We see it first of all, he said, “in the interior loneliness which we feel even when we are surrounded by people, a loneliness which can become an existential sadness.” Secondly, we see it “in the attempt to be free of God, even if accompanied by a desire for his presence.” He identified the third and fourth signs “in the all-too-common spiritual illiteracy which renders us incapable of prayer,” and “in the difficulty in grasping the truth and reality of eternal life as that fullness of communion which begins on earth and reaches full flower after death.” He saw a fifth sign in “the difficulty” we have “to see others as ‘brothers’ and ‘sisters’, since we are children of the same Father.”
Pope Francis reminded the 7,000 faithful from all continents, as well as the many cardinals and bishops present in the basilica on this great feast that Jesus had promised his followers, “I will not leave you orphans.”
In actual fact, Francis said, “the central purpose of Jesus mission, which culminated in the gift of the Holy Spirit, was to renew our relationship with the Father, a relationship severed by sin, to take us from our state of being orphaned children and to restore us as his sons and daughters.”
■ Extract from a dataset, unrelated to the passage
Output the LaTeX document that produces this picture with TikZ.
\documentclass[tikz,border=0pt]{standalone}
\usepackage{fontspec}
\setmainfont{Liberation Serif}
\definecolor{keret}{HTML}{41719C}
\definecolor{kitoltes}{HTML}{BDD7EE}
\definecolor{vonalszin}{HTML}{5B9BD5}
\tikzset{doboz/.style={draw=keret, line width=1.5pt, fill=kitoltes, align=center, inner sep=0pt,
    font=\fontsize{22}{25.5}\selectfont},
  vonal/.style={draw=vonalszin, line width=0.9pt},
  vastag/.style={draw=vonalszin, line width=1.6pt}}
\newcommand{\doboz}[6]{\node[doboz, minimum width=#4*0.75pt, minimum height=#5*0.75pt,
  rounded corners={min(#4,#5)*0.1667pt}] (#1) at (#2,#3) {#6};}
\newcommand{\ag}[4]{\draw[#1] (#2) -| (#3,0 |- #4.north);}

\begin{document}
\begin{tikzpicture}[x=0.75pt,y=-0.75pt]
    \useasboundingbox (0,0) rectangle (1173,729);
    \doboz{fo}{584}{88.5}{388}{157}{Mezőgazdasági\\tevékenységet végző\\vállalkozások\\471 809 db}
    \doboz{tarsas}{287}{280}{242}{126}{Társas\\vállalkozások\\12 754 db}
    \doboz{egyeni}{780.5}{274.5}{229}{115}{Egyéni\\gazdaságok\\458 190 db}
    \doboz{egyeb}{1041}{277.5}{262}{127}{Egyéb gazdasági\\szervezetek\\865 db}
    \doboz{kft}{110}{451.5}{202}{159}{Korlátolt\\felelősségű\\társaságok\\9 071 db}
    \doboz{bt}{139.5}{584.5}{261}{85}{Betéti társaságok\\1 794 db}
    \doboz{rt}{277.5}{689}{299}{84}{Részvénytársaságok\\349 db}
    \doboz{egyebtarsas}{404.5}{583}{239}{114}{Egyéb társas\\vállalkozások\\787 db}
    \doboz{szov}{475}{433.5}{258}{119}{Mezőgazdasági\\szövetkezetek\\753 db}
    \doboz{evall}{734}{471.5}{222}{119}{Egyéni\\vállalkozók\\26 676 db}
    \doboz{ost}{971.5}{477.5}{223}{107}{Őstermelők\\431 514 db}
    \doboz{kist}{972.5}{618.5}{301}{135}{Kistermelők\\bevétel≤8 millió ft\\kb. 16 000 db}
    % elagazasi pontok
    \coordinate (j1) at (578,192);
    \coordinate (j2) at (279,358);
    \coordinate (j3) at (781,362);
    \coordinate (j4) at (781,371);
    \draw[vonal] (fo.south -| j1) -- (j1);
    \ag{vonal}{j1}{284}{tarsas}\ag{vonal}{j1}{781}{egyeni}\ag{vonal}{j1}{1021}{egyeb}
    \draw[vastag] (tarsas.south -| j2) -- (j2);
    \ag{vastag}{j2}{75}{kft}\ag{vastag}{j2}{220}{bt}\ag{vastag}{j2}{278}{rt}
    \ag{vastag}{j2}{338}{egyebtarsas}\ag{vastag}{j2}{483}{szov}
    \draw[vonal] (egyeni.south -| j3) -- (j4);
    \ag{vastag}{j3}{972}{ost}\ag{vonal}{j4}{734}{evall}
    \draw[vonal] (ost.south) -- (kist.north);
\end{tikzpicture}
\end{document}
He explained that “the Spirit is given to us by the Father and leads us back to the Father.” Indeed, he said, “the entire work of salvation is one of ‘regeneration’ in which the fatherhood of God, through the gift of the Son and the Holy Spirit, frees us from the condition of being orphans into which we had fallen.”
He recalled that “our primordial vocation” is to be “children of God.” Putting it in an even more emphatic way he said, “We were made to be God’s children, it is in our DNA.”
Celebrating Pentecost as pope for the fourth time, Francis reminded those present and his much bigger global audience that, “The Spirit, as Saint Paul says, unites us to Christ.” By “strengthening our relationship of belonging to the Lord Jesus, the Spirit enables us to enter into a new experience of fraternity,” he said.
He concluded his homily telling everyone that “by means of our universal Brother—Jesus—we can relate to one another in a new way; no longer as orphans, but rather as children of the same good and merciful Father. And this changes everything!”
Pope Francis greeted tens of thousands of pilgrims from many countries gathered in St Peter’s Square and spoke again about the Holy Spirit. He recalled that Jesus promised his disciples that after he had departed this world he would send them “another Paraclete.” He explained that the Greek word ‘paraclete’ means “consoler, advocate, intercessor, the one who assists, who defends us, who is at our side in the journey of life and in the struggle for good and against evil.” He reminded everyone that Jesus is “the first” Paraclete.
Today, he said, the Holy Spirit “exercises the function of teaching and memory” in the community of believers. The Spirit “does not bring a different teaching” but “makes alive and operative that of Jesus, so that as time passes it is not cancelled or weakened.” Moreover, the Spirit grafts that teaching “into our heart, helping us to internalize it, making it become part of us.”